Depression is the most common cause of chronic insomnia, especially in the elderly.
A study shows that depressed elderly patients, if they suffer from insomnia, have a tendency to be depressed for over a year.
Another study shows that even without a history of depression, if an elderly patient suffers from insomnia, they have a high risk of being depressed. This is usually observed in women.
It has been proven that insomnia can affect ones’ lifestyle negatively. Once this happens, the person starts to worry. Worrying, then causes depression.
Depression is an emotional condition characterized by sadness or misery. Although many have experienced this at one time, clinical depression is a mood disorder characterized by feelings of sadness, anger or frustration affect daily life for an extended period of time.
Another interesting relationship between depression and disrupted sleep is that some medications used for depression can cause insomnia. This is because these medications are used to make the patient more energetic, that at times, these make the patient anxious.
The new anti-depressants that have stimulant effects include Prozac, Paxil, Zoloft and other serotonin-reuptake inhibitors. Serotonin-reuptake inhibitors are substances that prevent the reabsortion of substances in the kidney. During the biological elimination process of substances taking place in the kidney, some substances are reabsorbed in the kidneys, thus, prolonging the effect of such substances.
With the presence of serotonin-reuptake inhibitors, serotonin is not reabsorbed and is continued to be eliminated from the body.
Serotonin is an important monoamine neurotransmitter that plays a large role in depression, anxiety and bipolar disorders. Some serotonin is converted by the pineal gland, the pea-sized gland at the center of the brain, into melatonin. Melatonin is a hormone that helps regulate the sleeping and waking cycles.
In addition to the prescribed medications to treat insomnia, a patient may also practice the following procedures to combat insomnia.
* Control exposure to caffeine, alcohol and nicotine.
These three substances are known to disrupt one’s normal sleeping patterns.
* Maintain regular sleeping time and waking time.
This would help in maintaining the circadian rhythm thus minimizing the effects of fatigue caused by insomnia.
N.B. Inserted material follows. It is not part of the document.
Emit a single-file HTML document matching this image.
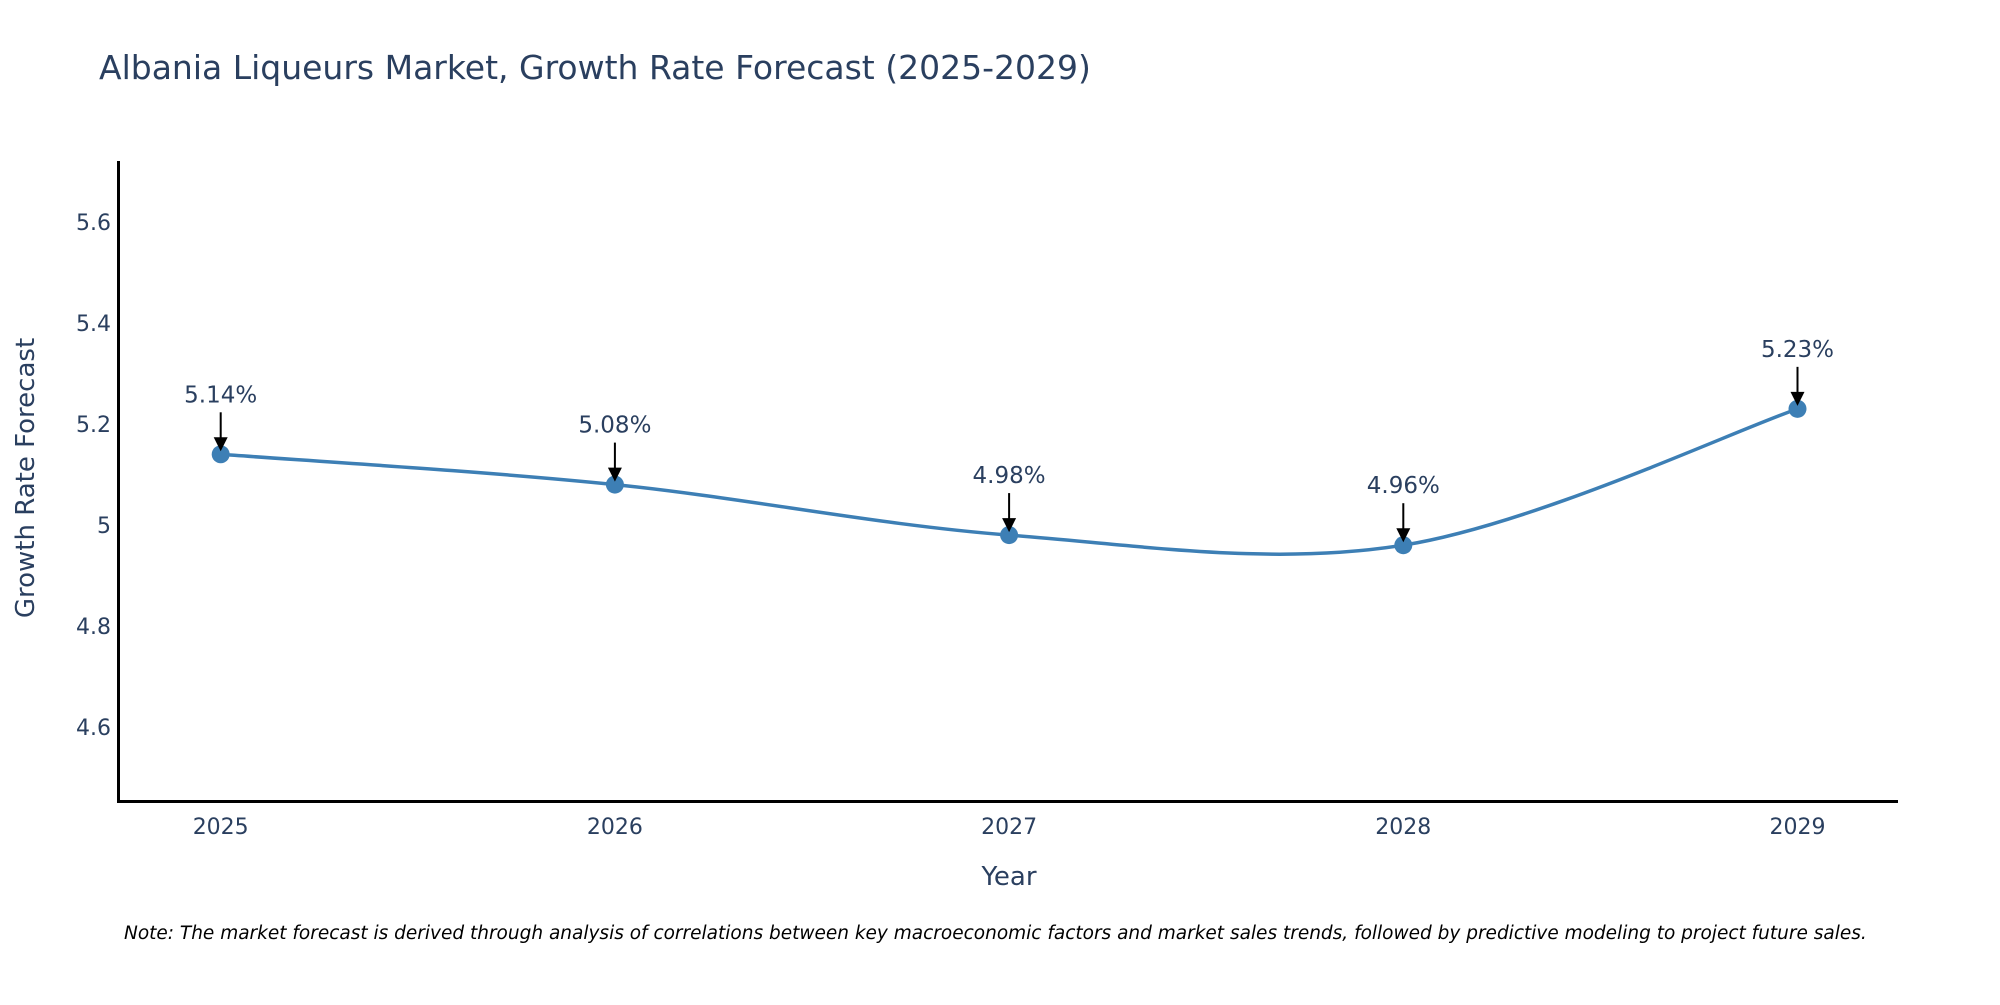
<!DOCTYPE html>
<html><head><meta charset="utf-8"><style>
body{margin:0;background:#fff}
svg text{font-family:"DejaVu Sans","Liberation Sans",sans-serif;fill:#2a3f5f}
</style></head><body>
<svg width="2000" height="1000" xmlns="http://www.w3.org/2000/svg">
<text x="99" y="79" font-size="33">Albania Liqueurs Market, Growth Rate Forecast (2025-2029)</text>
<g id="yticks"></g>
<g id="xticks"></g>
<path id="line" fill="none" stroke="#3d7fb5" stroke-width="3.5"/>
<g id="pts"></g>
<g id="ann"></g>
<line x1="118.5" y1="161" x2="118.5" y2="802" stroke="#000" stroke-width="3"/>
<line x1="117" y1="801.5" x2="1898" y2="801.5" stroke="#000" stroke-width="3"/>
<text transform="translate(34,478) rotate(-90)" text-anchor="middle" font-size="26">Growth Rate Forecast</text>
<text x="1009" y="885" text-anchor="middle" font-size="26">Year</text>
<text x="124" y="939" font-size="18.5" font-style="italic" style="fill:#000">Note: The market forecast is derived through analysis of correlations between key macroeconomic factors and market sales trends, followed by predictive modeling to project future sales.</text>
</svg>
<script>
const years=[2025,2026,2027,2028,2029];
const values=[5.14,5.08,4.98,4.96,5.23];
const labels=["5.14%","5.08%","4.98%","4.96%","5.23%"];
const yTicks=[4.6,4.8,5,5.2,5.4,5.6];
const yTickLabels=["4.6","4.8","5","5.2","5.4","5.6"];
const NS="http://www.w3.org/2000/svg";
const X=v=>220.7+(v-2025)*394.2;
const Y=v=>727-(v-4.6)*505;
function mk(t,a,p){const e=document.createElementNS(NS,t);for(const k in a)e.setAttribute(k,a[k]);p.appendChild(e);return e;}
const yt=document.getElementById('yticks');
yTicks.forEach((v,i)=>{const t=mk('text',{x:111,y:Y(v)+8,'text-anchor':'end','font-size':22},yt);t.textContent=yTickLabels[i];

});
const xt=document.getElementById('xticks');
years.forEach(v=>{const t=mk('text',{x:X(v),y:834,'text-anchor':'middle','font-size':22},xt);t.textContent=v;

});
const P=years.map((y,i)=>[X(y),Y(values[i])]);
let d=`M${P[0][0]},${P[0][1]}`;
for(let i=0;i<P.length-1;i++){const p0=P[Math.max(i-1,0)],p1=P[i],p2=P[i+1],p3=P[Math.min(i+2,P.length-1)];
const c1=[p1[0]+(p2[0]-p0[0])/6,p1[1]+(p2[1]-p0[1])/6],c2=[p2[0]-(p3[0]-p1[0])/6,p2[1]-(p3[1]-p1[1])/6];
d+=` C${c1[0]},${c1[1]} ${c2[0]},${c2[1]} ${p2[0]},${p2[1]}`;}
document.getElementById('line').setAttribute('d',d);
const pg=document.getElementById('pts'),ag=document.getElementById('ann');
P.forEach((p,i)=>{const c=mk('circle',{cx:p[0],cy:p[1],r:9,fill:'#3d7fb5'},pg);


const l=mk('line',{x1:p[0],y1:p[1]-42,x2:p[0],y2:p[1]-14,stroke:'#000','stroke-width':2},ag);


const h=mk('path',{d:`M${p[0]-7},${p[1]-17} L${p[0]+7},${p[1]-17} L${p[0]},${p[1]-3} Z`,fill:'#000'},ag);


const t=mk('text',{x:p[0],y:p[1]-52,'text-anchor':'middle','font-size':23},ag);t.textContent=labels[i];

});
</script>
</body></html>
* Regular exercise is good for the body but this shouldn’t be done late in the afternoon or early in the evening.
This is because exercise tends to start-up the body. If the body has gained more energy by the end of the day, this can prevent one from being able to sleep at night.
* Go to be only when about to sleep. Reading or watching TV in bed is discouraged or to be avoided.
When the mind is conditioned that the bed is for sleeping, once one goes to bed, he or she can readily get some sleep.
* Eat meals regularly.
Meal intake affects biological activities due to increased blood blow to the stomach.
These pointers may be helpful in managing conditions associated with insomnia. Still, some situations require sleep-promoting medications prescribed by a medical specialist.